The Celtics don’t draft until the 18th spot in the first round, but Ainge thinks they can pick someone who will help as a rookie.

Three rookies from last season’s draft – Al Jefferson, Delonte West and Tony Allen – already have helped. But their inexperience, plus the emotional outbursts of veterans Paul Pierce and Antoine Walker at key moments, contributed to Boston’s elimination by Indiana in the first round of the playoffs.

The Celtics lost Game 7 at home 97-70, being outscored 22-9 in the third quarter after trailing 43-41 early in the period. But that collapse didn’t reveal much that Ainge didn’t already know about the team. So it won’t change his approach to the draft.

“The Indiana series was indicative of our season, so it’s not like when the season ended, as painful as that loss was in Game 7, that all of a sudden I changed my view on every player and our circumstance,” he said. “I feel like our team was very up-and-down, very erratic – spectacular some nights and very emotional and not very smart on other nights. I still feel that way.”

The Celtics also have two second-round picks, the 50th and 53rd, in the 60-pick draft.

Ainge said the top four players in the draft, in no special order, are Utah center Andrew Bogut, North Carolina forward Marvin Williams and guards Chris Paul of Wake Forest and Deron Williams of Illinois. He said he initiated exploratory contacts with the teams that hold the first four picks – Milwaukee, Atlanta, Portland and New Orleans – but the Celtics probably won’t make a trade to move up that high.

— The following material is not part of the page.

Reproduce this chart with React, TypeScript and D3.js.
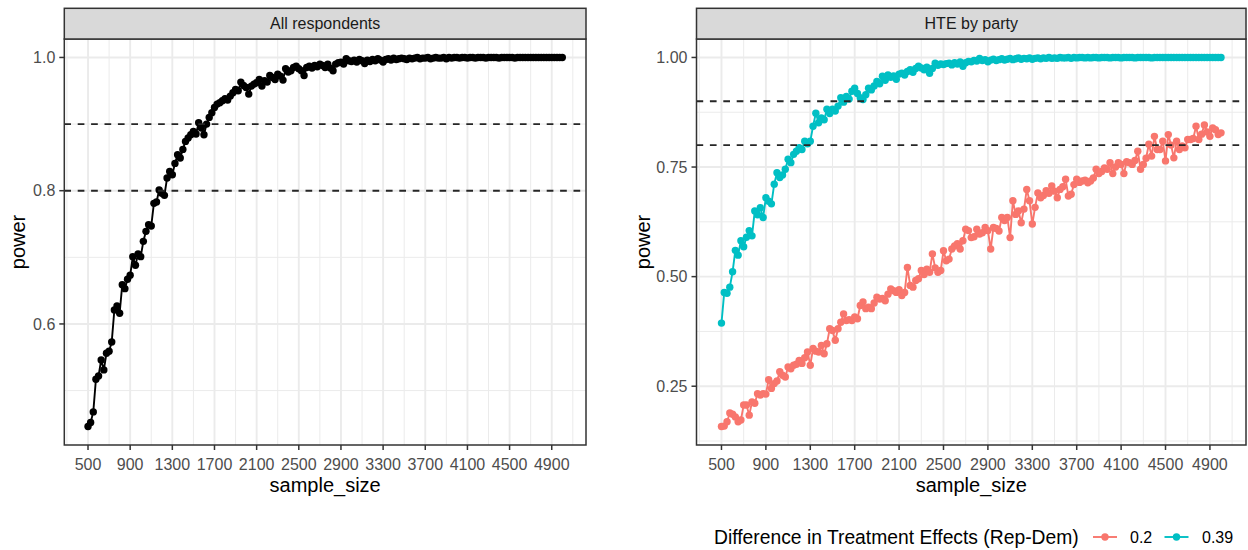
import React, { useRef, useEffect } from "react";
import * as d3 from "d3";

// simulated power by sample size (step 25)
const sampleSizes: number[] = d3.range(500, 5001, 25);

const powerAll = [
  0.446, 0.452, 0.468, 0.517, 0.522, 0.546, 0.531, 0.556, 0.559, 0.573,
  0.621, 0.627, 0.616, 0.659, 0.653, 0.667, 0.673, 0.701, 0.688, 0.705,
  0.701, 0.724, 0.739, 0.749, 0.747, 0.781, 0.783, 0.801, 0.796, 0.793,
  0.819, 0.829, 0.824, 0.841, 0.854, 0.849, 0.862, 0.874, 0.879, 0.884,
  0.889, 0.885, 0.902, 0.894, 0.884, 0.9, 0.91, 0.917, 0.925, 0.93,
  0.932, 0.935, 0.938, 0.936, 0.942, 0.947, 0.952, 0.95, 0.963, 0.958,
  0.955, 0.945, 0.957, 0.96, 0.962, 0.967, 0.957, 0.965, 0.963, 0.973,
  0.97, 0.967, 0.975, 0.972, 0.966, 0.983, 0.978, 0.98, 0.985, 0.987,
  0.983, 0.98, 0.973, 0.985, 0.987, 0.984, 0.988, 0.986, 0.99, 0.988,
  0.985, 0.99, 0.984, 0.98, 0.99, 0.992, 0.993, 0.99, 0.998, 0.995,
  0.994, 0.996, 0.993, 0.997, 0.995, 0.991, 0.996, 0.994, 0.997, 0.995,
  0.998, 0.996, 0.993, 0.997, 0.998, 0.996, 0.999, 0.997, 0.998, 0.999,
  0.998, 0.997, 0.999, 0.998, 0.999, 1, 0.998, 0.999, 0.999, 1,
  0.998, 0.999, 1, 0.999, 0.999, 1, 0.998, 1, 0.999, 1,
  1, 0.999, 1, 1, 0.999, 1, 1, 0.999, 1, 1,
  1, 0.999, 1, 1, 1, 1, 0.999, 1, 1, 1,
  1, 1, 0.999, 1, 1, 1, 1, 1, 1, 1,
  1, 1, 1, 1, 1, 1, 1, 1, 1, 1,
  1,
];

const powerDiff02 = [
  0.158, 0.159, 0.169, 0.189, 0.186, 0.18, 0.169, 0.173, 0.207, 0.207,
  0.184, 0.214, 0.211, 0.233, 0.23, 0.233, 0.232, 0.265, 0.245, 0.256,
  0.262, 0.283, 0.275, 0.271, 0.294, 0.29, 0.298, 0.3, 0.309, 0.302,
  0.315, 0.328, 0.298, 0.336, 0.33, 0.328, 0.343, 0.324, 0.347, 0.381,
  0.377, 0.355, 0.381, 0.396, 0.415, 0.4, 0.402, 0.4, 0.408, 0.404,
  0.434, 0.442, 0.427, 0.43, 0.427, 0.44, 0.453, 0.449, 0.45, 0.445,
  0.46, 0.472, 0.468, 0.464, 0.47, 0.457, 0.464, 0.521, 0.48, 0.476,
  0.491, 0.495, 0.514, 0.505, 0.517, 0.51, 0.552, 0.52, 0.51, 0.514,
  0.559, 0.536, 0.54, 0.563, 0.57, 0.575, 0.563, 0.582, 0.608, 0.605,
  0.589, 0.591, 0.608, 0.597, 0.6, 0.612, 0.605, 0.563, 0.612, 0.61,
  0.604, 0.635, 0.628, 0.635, 0.589, 0.673, 0.642, 0.65, 0.623, 0.654,
  0.699, 0.673, 0.62, 0.658, 0.691, 0.68, 0.685, 0.696, 0.69, 0.707,
  0.695, 0.68, 0.699, 0.705, 0.722, 0.684, 0.688, 0.71, 0.722, 0.715,
  0.718, 0.72, 0.714, 0.718, 0.725, 0.745, 0.735, 0.74, 0.748, 0.745,
  0.76, 0.735, 0.75, 0.76, 0.756, 0.735, 0.762, 0.76, 0.756, 0.765,
  0.786, 0.745, 0.756, 0.77, 0.802, 0.775, 0.82, 0.79, 0.79, 0.809,
  0.764, 0.824, 0.8, 0.771, 0.809, 0.79, 0.798, 0.794, 0.813, 0.813,
  0.815, 0.843, 0.813, 0.825, 0.846, 0.83, 0.82, 0.839, 0.835, 0.824,
  0.828,
];

const powerDiff039 = [
  0.394, 0.464, 0.462, 0.476, 0.511, 0.56, 0.549, 0.582, 0.568, 0.59,
  0.605, 0.593, 0.65, 0.641, 0.657, 0.635, 0.68, 0.672, 0.666, 0.711,
  0.737, 0.726, 0.732, 0.745, 0.768, 0.76, 0.779, 0.786, 0.794, 0.79,
  0.809, 0.803, 0.809, 0.843, 0.873, 0.851, 0.862, 0.858, 0.882, 0.872,
  0.882, 0.878, 0.889, 0.908, 0.898, 0.911, 0.905, 0.923, 0.93, 0.918,
  0.908, 0.904, 0.915, 0.93, 0.926, 0.935, 0.945, 0.94, 0.957, 0.948,
  0.96, 0.955, 0.958, 0.95, 0.962, 0.964, 0.96, 0.968, 0.972, 0.966,
  0.975, 0.98, 0.976, 0.972, 0.978, 0.964, 0.975, 0.987, 0.982, 0.985,
  0.984, 0.986, 0.987, 0.983, 0.988, 0.985, 0.99, 0.98, 0.988, 0.991,
  0.99, 0.993, 0.992, 0.998, 0.993, 0.995, 0.99, 0.994, 0.996, 0.993,
  0.995, 0.997, 0.994, 0.996, 0.998, 0.995, 0.997, 0.999, 0.996, 0.998,
  0.997, 0.999, 0.996, 0.998, 0.999, 0.997, 0.999, 0.998, 1, 0.998,
  0.999, 0.998, 1, 0.999, 0.999, 1, 0.998, 1, 0.999, 1,
  1, 0.999, 1, 0.999, 1, 1, 0.999, 1, 1, 1,
  0.999, 1, 1, 1, 0.999, 1, 1, 1, 1, 0.999,
  1, 1, 1, 1, 1, 0.999, 1, 1, 1, 1,
  1, 1, 1, 1, 1, 1, 1, 1, 1, 1,
  1, 1, 1, 1, 1, 1, 1, 1, 1, 1,
  1,
];

const xTicks = [500, 900, 1300, 1700, 2100, 2500, 2900, 3300, 3700, 4100, 4500, 4900];
const yTicksAll = [0.6, 0.8, 1.0];
const yTicksParty = [0.25, 0.5, 0.75, 1.0];
const thresholds = [0.8, 0.9];
const effectLabels = ["0.2", "0.39"];
const effectColors = ["#F8766D", "#00BFC4"];
const panelTitles = ["All respondents", "HTE by party"];

const FONT = "'Liberation Sans', Arial, Helvetica, sans-serif";
const POINT_R = 3.7;

function minorBreaks(majors: number[], domain: number[]) {
  const step = majors[1] - majors[0];
  const ext = [majors[0] - step, ...majors, majors[majors.length - 1] + step];
  return d3
    .pairs(ext)
    .map(([a, b]) => (a + b) / 2)
    .filter((v) => v >= domain[0] && v <= domain[1]);
}

function drawPanel(svg: any, opts: any) {
  const { left, right, top, bottom, stripTop, title, series, yTicks, yFmt, yTitleX } = opts;

  const xExt = d3.extent(sampleSizes) as number[];
  const xPad = (xExt[1] - xExt[0]) * 0.05;
  const x = d3.scaleLinear().domain([xExt[0] - xPad, xExt[1] + xPad]).range([left, right]);

  const allY = series.flatMap((s: any) => s.values);
  const yExt = d3.extent(allY) as number[];
  const yPad = (yExt[1] - yExt[0]) * 0.05;
  const y = d3.scaleLinear().domain([yExt[0] - yPad, yExt[1] + yPad]).range([bottom, top]);

  const g = svg.append("g");

  g.append("rect")
    .attr("x", left).attr("y", top)
    .attr("width", right - left).attr("height", bottom - top)
    .attr("fill", "#fff");

  // minor grid
  g.selectAll("line.xminor")
    .data(minorBreaks(xTicks, x.domain()))
    .join("line")
    .attr("x1", (d: number) => x(d)).attr("x2", (d: number) => x(d))
    .attr("y1", top).attr("y2", bottom)
    .attr("stroke", "#EBEBEB").attr("stroke-width", 1);
  g.selectAll("line.yminor")
    .data(minorBreaks(yTicks, y.domain()))
    .join("line")
    .attr("x1", left).attr("x2", right)
    .attr("y1", (d: number) => y(d)).attr("y2", (d: number) => y(d))
    .attr("stroke", "#EBEBEB").attr("stroke-width", 1);

  // major grid
  g.selectAll("line.xmajor")
    .data(xTicks)
    .join("line")
    .attr("x1", (d: number) => x(d)).attr("x2", (d: number) => x(d))
    .attr("y1", top).attr("y2", bottom)
    .attr("stroke", "#EBEBEB").attr("stroke-width", 1.9);
  g.selectAll("line.ymajor")
    .data(yTicks)
    .join("line")
    .attr("x1", left).attr("x2", right)
    .attr("y1", (d: number) => y(d)).attr("y2", (d: number) => y(d))
    .attr("stroke", "#EBEBEB").attr("stroke-width", 1.9);

  const line = d3
    .line<number>()
    .x((_d, i) => x(sampleSizes[i]))
    .y((d) => y(d));

  series.forEach((s: any) => {
    g.append("path")
      .attr("d", line(s.values))
      .attr("fill", "none")
      .attr("stroke", s.color)
      .attr("stroke-width", 1.9)
      .attr("stroke-linejoin", "round");
    g.append("g")
      .selectAll("circle")
      .data(s.values)
      .join("circle")
      .attr("cx", (_d: number, i: number) => x(sampleSizes[i]))
      .attr("cy", (d: number) => y(d))
      .attr("r", POINT_R)
      .attr("fill", s.color);
  });

  // threshold lines
  g.selectAll("line.thr")
    .data(thresholds)
    .join("line")
    .attr("x1", left).attr("x2", right)
    .attr("y1", (d: number) => y(d)).attr("y2", (d: number) => y(d))
    .attr("stroke", "#262626")
    .attr("stroke-width", 1.9)
    .attr("stroke-dasharray", "6.7,6.7");

  // border
  g.append("rect")
    .attr("x", left).attr("y", top)
    .attr("width", right - left).attr("height", bottom - top)
    .attr("fill", "none").attr("stroke", "#333").attr("stroke-width", 1.5);

  // strip
  g.append("rect")
    .attr("x", left).attr("y", stripTop)
    .attr("width", right - left).attr("height", top - stripTop)
    .attr("fill", "#D9D9D9").attr("stroke", "#333").attr("stroke-width", 1.5);
  g.append("text")
    .attr("x", (left + right) / 2)
    .attr("y", (stripTop + top) / 2)
    .attr("dy", "0.35em")
    .attr("text-anchor", "middle")
    .attr("fill", "#1A1A1A")
    .style("font-size", "16px")
    .text(title);

  // x axis
  g.selectAll("line.xtick")
    .data(xTicks)
    .join("line")
    .attr("x1", (d: number) => x(d)).attr("x2", (d: number) => x(d))
    .attr("y1", bottom).attr("y2", bottom + 5)
    .attr("stroke", "#333").attr("stroke-width", 1.5);
  g.selectAll("text.xlab")
    .data(xTicks)
    .join("text")
    .attr("x", (d: number) => x(d))
    .attr("y", bottom + 25)
    .attr("text-anchor", "middle")
    .attr("fill", "#4D4D4D")
    .style("font-size", "16px")
    .text((d: number) => String(d));
  g.append("text")
    .attr("x", (left + right) / 2)
    .attr("y", bottom + 47)
    .attr("text-anchor", "middle")
    .attr("fill", "#000")
    .style("font-size", "20px")
    .text("sample_size");

  // y axis
  g.selectAll("line.ytick")
    .data(yTicks)
    .join("line")
    .attr("x1", left - 5).attr("x2", left)
    .attr("y1", (d: number) => y(d)).attr("y2", (d: number) => y(d))
    .attr("stroke", "#333").attr("stroke-width", 1.5);
  g.selectAll("text.ylab")
    .data(yTicks)
    .join("text")
    .attr("x", left - 9)
    .attr("y", (d: number) => y(d))
    .attr("dy", "0.35em")
    .attr("text-anchor", "end")
    .attr("fill", "#4D4D4D")
    .style("font-size", "16px")
    .text((d: number) => d3.format(yFmt)(d));
  g.append("text")
    .attr("transform", `translate(${yTitleX},${(top + bottom) / 2}) rotate(-90)`)
    .attr("dy", "0.35em")
    .attr("text-anchor", "middle")
    .attr("fill", "#000")
    .style("font-size", "20px")
    .text("power");
}

const App = () => {
  const svgRef = useRef<SVGSVGElement>(null);

  useEffect(() => {
    const svg = d3.select(svgRef.current);
    svg.selectAll("*").remove();
    svg.style("font-family", FONT);

    const top = 39;
    const bottom = 445;
    const stripTop = 8.3;

    drawPanel(svg, {
      left: 64.3, right: 586, top, bottom, stripTop,
      title: panelTitles[0],
      series: [{ values: powerAll, color: "#000" }],
      yTicks: yTicksAll, yFmt: ".1f", yTitleX: 18,
    });

    drawPanel(svg, {
      left: 696.5, right: 1246, top, bottom, stripTop,
      title: panelTitles[1],
      series: [
        { values: powerDiff02, color: effectColors[0] },
        { values: powerDiff039, color: effectColors[1] },
      ],
      yTicks: yTicksParty, yFmt: ".2f", yTitleX: 643,
    });

    // legend
    const ly = 537;
    const leg = svg.append("g");
    leg.append("text")
      .attr("x", 714).attr("y", ly).attr("dy", "0.35em")
      .attr("fill", "#000")
      .style("font-size", "19.3px")
      .text("Difference in Treatment Effects (Rep-Dem)");
    const keyX = [1105, 1176.5];
    const labX = [1130, 1202];
    effectLabels.forEach((lab, i) => {
      leg.append("line")
        .attr("x1", keyX[i] - 12).attr("x2", keyX[i] + 12)
        .attr("y1", ly).attr("y2", ly)
        .attr("stroke", effectColors[i]).attr("stroke-width", 1.9);
      leg.append("circle")
        .attr("cx", keyX[i]).attr("cy", ly).attr("r", POINT_R)
        .attr("fill", effectColors[i]);
      leg.append("text")
        .attr("x", labX[i]).attr("y", ly).attr("dy", "0.35em")
        .attr("fill", "#000")
        .style("font-size", "16px")
        .text(lab);
    });
  }, []);

  return (
    <>
      <style>{`body{margin:0}`}</style>
      <svg ref={svgRef} width={1248} height={550} style={{ display: "block", background: "#fff" }} />
    </>
  );
};

export default App;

Ainge will be handling his third draft with the Celtics and learned something from the first two – don’t draft players to fill needs on the current team.

“You really can’t pay attention to (a player’s) position,” he said. “You “(can’t) give too much credence to your current roster. I think maybe some exceptions to that are teams that are vying for a championship” and drafting late in the first round.

Ainge said it’s likelier that he will draft a college player than a high schooler like Jefferson, whom he took with the 15th pick last year. And the draft is so deep that he might not lose much by trading the 18th choice for one later in the draft plus a future pick.

“I think the draft is deep enough that there’s not a great deal of separation from the middle to the latter part of the draft,” he said. “There’s going to be some good players not drafted.”